Photo courtesy of Carol Kitman and P. Kerim Friedman
Friedman said his mostly Aboriginal students are sympathetic to the plight of the Chhara, and have even performed plays by Budhan Theatre in Chinese.
“My dream is to take some of my Aborigine students to India to visit Budhan Theatre,” he said.
ETHICS OF DOCUMENTARY FILMMAKING
Friedman, 42, who teaches Indigenous Studies at Dong Hwa University where he also offers a course on India, was recently on a committee that produced a set of guidelines for ethical documentary filmmaking in Taiwan.
“These guidelines were produced after a series of meetings with representatives from indigenous communities, filmmakers and anthropologists held around the country,” he said.
Friedman is a busy man. In addition to teaching a course on ethnographic filmmaking, he is on the planning committee for Taiwan’s International Ethnographic Film Festival, which was founded by Taiwan’s leading ethnographic filmmaker, Hu Tai-li (胡台麗), and conducts research on the nation’s Hoklo (also known as Taiwanese) language policies and indigenous language revitalization.
COLLABORATIVE EFFORT
Friedman’s approach to documentary filmmaking involves significant feedback from his subjects.
“One reason it took so long is that we worked collaboratively with the community. After making a rough-cut we would return to the community and screen it for them. In the film itself you can see some of the discussions we had with them about earlier cuts of the film and how that changed the making of the film. This approach was necessitated by the particular dangers threatening the community, but also comes from the ethical commitments of contemporary anthropology,” he said.
For their efforts, the couple recently received the Society for Visual anthropology’s Jean Rouch Award for Collaborative Filmmaking.
Funding is always a problem for producers of independent documentaries. Friedman said that funding for Please Don’t Beat Me, Sir! came from academic sales of Acting Like a Thief, online fundraising and grants from funding agencies such as The New York State Council for the Arts and the Asia Network for Documentary at the Busan International Film Festival.
GLOBAL FILMMAKING TEAM
Friedman, a native of New Jersey where he was raised in a Jewish family, and Talukdar, an Indian who grew up in New Delhi steeped in Hindu traditions, have put their own roots in the background and now work as an international movie-making team with global audiences in mind. He spends most of the year in Taiwan, usually only leaving the country for a few weeks of the year.
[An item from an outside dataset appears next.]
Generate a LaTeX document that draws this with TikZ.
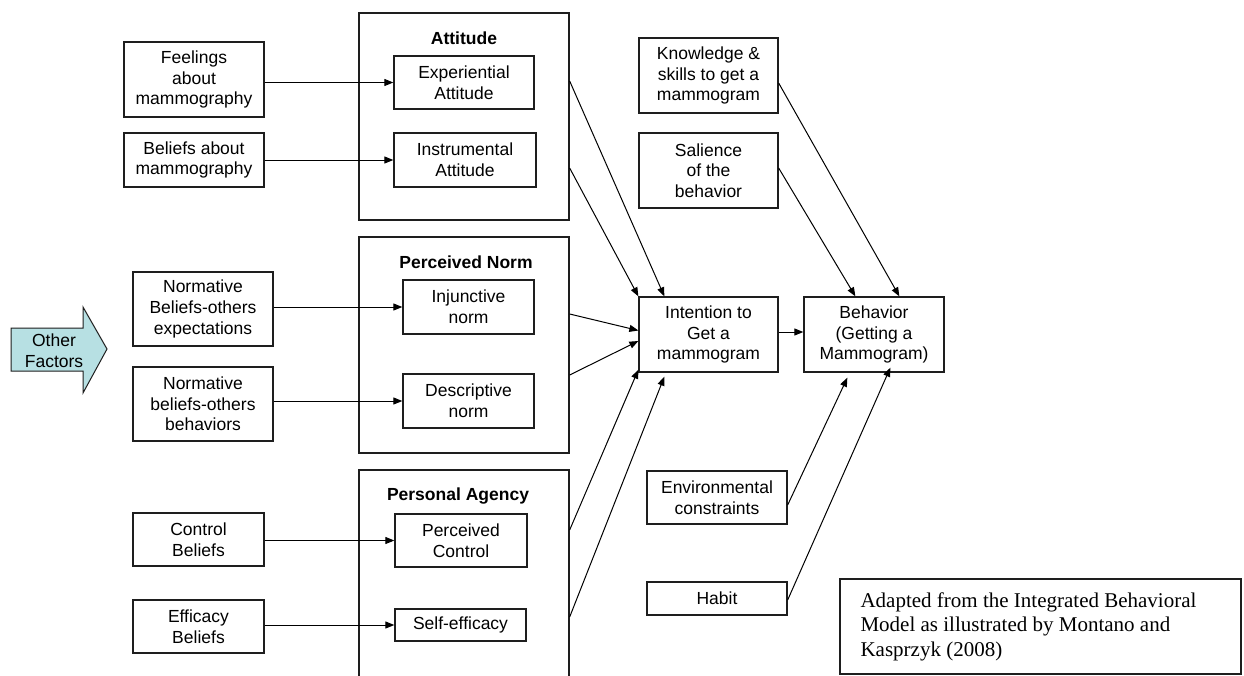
\documentclass[tikz,border=0pt]{standalone}
\usepackage{fontspec}
\setmainfont{Liberation Sans}
\newfontfamily\citefont{Liberation Serif}
\usetikzlibrary{arrows.meta,calc}
\definecolor{otherfill}{RGB}{183,224,227}
\definecolor{edge}{RGB}{30,30,30}
\begin{document}
\begin{tikzpicture}[x=1pt,y=-1pt,
  box/.style={draw=edge, line width=1.3pt, align=center, inner sep=0pt, font=\fontsize{17.5}{20.7}\selectfont},
  grp/.style={draw=edge, line width=1.3pt, inner sep=0pt},
  glabel/.style={font=\fontsize{17.5}{20.7}\selectfont\bfseries, inner sep=0pt},
  conn/.style={line width=1pt, -{Triangle[length=9pt,width=7pt]}},
]
\useasboundingbox (0,0) rectangle (1244,675);
\clip (0,0) rectangle (1244,675);
\fill[white] (0,0) rectangle (1244,675);

% group boxes
\node[grp, minimum width=210pt, minimum height=207pt] (attitude) at (464,116.5) {};
\node[grp, minimum width=210pt, minimum height=216pt] (norm) at (464,345) {};
\node[grp, minimum width=210pt, minimum height=240pt] (agency) at (464,590) {};
\node[glabel] (attlab) at (464,38) {Attitude};
\node[glabel] (normlab) at (466,262) {Perceived Norm};
\node[glabel] (aglab) at (458,496) {Personal Agency};

% inner boxes
\node[box, minimum width=140pt, minimum height=53pt] (exp) at (464,82.5) {Experiential\\Attitude};
\node[box, minimum width=142pt, minimum height=54pt] (instr) at (465,160) {Instrumental\\Attitude};
\node[box, minimum width=131pt, minimum height=54pt] (inj) at (468.5,307) {Injunctive\\norm};
\node[box, minimum width=131pt, minimum height=54pt] (desc) at (468.5,401) {Descriptive\\norm};
\node[box, minimum width=132pt, minimum height=53pt] (pc) at (461,540.5) {Perceived\\Control};
\node[box, minimum width=131pt, minimum height=32pt] (se) at (460.5,625) {Self-efficacy};

% left boxes
\node[box, minimum width=140pt, minimum height=75pt] (feel) at (194,79.5) {Feelings\\about\\mammography};
\node[box, minimum width=140pt, minimum height=54pt] (beliefs) at (194,160) {Beliefs about\\mammography};
\node[box, minimum width=140pt, minimum height=74pt] (normexp) at (203,309) {Normative\\Beliefs-others\\expectations};
\node[box, minimum width=140pt, minimum height=74pt] (normbeh) at (203,404) {Normative\\beliefs-others\\behaviors};
\node[box, minimum width=131pt, minimum height=53pt] (control) at (198.5,539.5) {Control\\Beliefs};
\node[box, minimum width=131pt, minimum height=53pt] (efficacy) at (198.5,626.5) {Efficacy\\Beliefs};

% right boxes
\node[box, minimum width=139pt, minimum height=75pt] (know) at (708.5,75.5) {Knowledge \&\\skills to get a\\mammogram};
\node[box, minimum width=139pt, minimum height=75pt] (sal) at (708.5,170.5) {Salience\\of the\\behavior};
\node[box, minimum width=139pt, minimum height=75pt] (int) at (708.5,334.5) {Intention to\\Get a\\mammogram};
\node[box, minimum width=140pt, minimum height=75pt] (beh) at (874,334.5) {Behavior\\(Getting a\\Mammogram)};
\node[box, minimum width=140pt, minimum height=53pt] (env) at (717,497.5) {Environmental\\constraints};
\node[box, minimum width=140pt, minimum height=33pt] (habit) at (717,598.5) {Habit};

% citation
\node[draw=edge, line width=1.3pt, minimum width=401pt, minimum height=95pt, inner sep=0pt] (cite) at (1040.5,626.5) {};
\node[anchor=west, align=left, font=\citefont\fontsize{21}{24.5}\selectfont, inner sep=0pt] (citetext) at ($(cite.west)+(21,0)$) {Adapted from the Integrated Behavioral\\Model as illustrated by Montano and\\Kasprzyk (2008)};

% other factors arrow
\path[draw=edge, line width=1pt, fill=otherfill] (11,328) -- (83,328) -- (83,307) -- (107,349) -- (83,393) -- (83,371) -- (11,371) -- cycle;
\node[align=center, font=\fontsize{17.5}{20.7}\selectfont, inner sep=0pt] (other) at (54,351) {Other\\Factors};

% left -> inner
\draw[conn] (feel.east |- exp.west) -- (exp.west);
\draw[conn] (beliefs.east |- instr.west) -- (instr.west);
\draw[conn] (normexp.east |- inj.west) -- (inj.west);
\draw[conn] (normbeh.east |- desc.west) -- (desc.west);
\draw[conn] (control.east |- pc.west) -- (pc.west);
\draw[conn] (efficacy.east |- se.west) -- (se.west);

% groups -> intention
\draw[conn] ($(attitude.east |- exp.east)+(0,-1.5)$) -- ($(int.north west)+(26,0)$);
\draw[conn] ($(attitude.east |- instr.east)+(0,8)$) -- (int.north west);
\draw[conn] ($(norm.east |- inj.east)+(0,7)$) -- ($(int.west)+(0,-4)$);
\draw[conn] ($(norm.east |- desc.east)+(0,-26)$) -- ($(int.west)+(0,6.5)$);
\draw[conn] ($(agency.east |- pc.east)+(0,-10.5)$) -- ($(int.south west)+(0,-3)$);
\draw[conn] ($(agency.east |- se.east)+(0,-8)$) -- ($(int.south west)+(26,4)$);

% intention -> behavior
\draw[conn] ($(int.east)+(0,-2.5)$) -- ($(beh.west)+(0,-2.5)$);

% others -> behavior
\draw[conn] ($(know.east)+(0,7.5)$) -- ($(beh.north west)+(96,0)$);
\draw[conn] ($(sal.east)+(0,-2.5)$) -- ($(beh.north west)+(52,0)$);
\draw[conn] ($(env.east)+(0,7.5)$) -- ($(beh.south west)+(44,5)$);
\draw[conn] ($(habit.east)+(0,1.5)$) -- ($(beh.south west)+(87,-5)$);
\end{tikzpicture}
\end{document}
“Shashwati earlier was working quite a bit in New York and traveling back and forth to New York a lot, but lately she’s been doing more work in India and has two new projects based in her hometown. The first is about 17th and 18th century mural paintings and the second is a fiction piece that is still in development.”
WHITE TERROR
Talukdar, 45, is also producing a movie about Taiwanese democracy, she told the Taipei Times.
“This project grew out of Kerim’s friendship with two men who were imprisoned during the White Terror period,” she said. “They spent 10 years in prison just for reading the wrong books. I would like to make an experimental documentary inspired by their stories, but it is too early in the process to say much more about the project.”
Don’t Beat Me, Sir! had its world premiere at the 2011 Busan International Film Festival and it also recently received a “special mention” at the 2012 Zanzibar International Film Festival. But since the couple shot the film in India, the International Film Festival of India in Goa was especially important for them, Talukdar said.
“Not only was it the Indian premiere of our film, but it was an opportunity to raise awareness about the plight of the group in the film,” she said. “The Goa screening was a big success, with many people staying long afterwards for intense but friendly discussions.”
Friedman said they are currently working on a DVD version of the film and volunteers have already provided translations in Chinese, Spanish, French, Arabic, Swedish, Bulgarian and German. With the movie in the can and now screening on several continents, Friedman and Talukdar hope to use the film to raise awareness and funds.
“Budhan Theatre is not just a theater troupe, they’re re also an important community organization,” Friedman said. “We founded a nonprofit, called Vimukta, to help support their community development and education programs. We are now trying to raise money to support their children’s theater program.”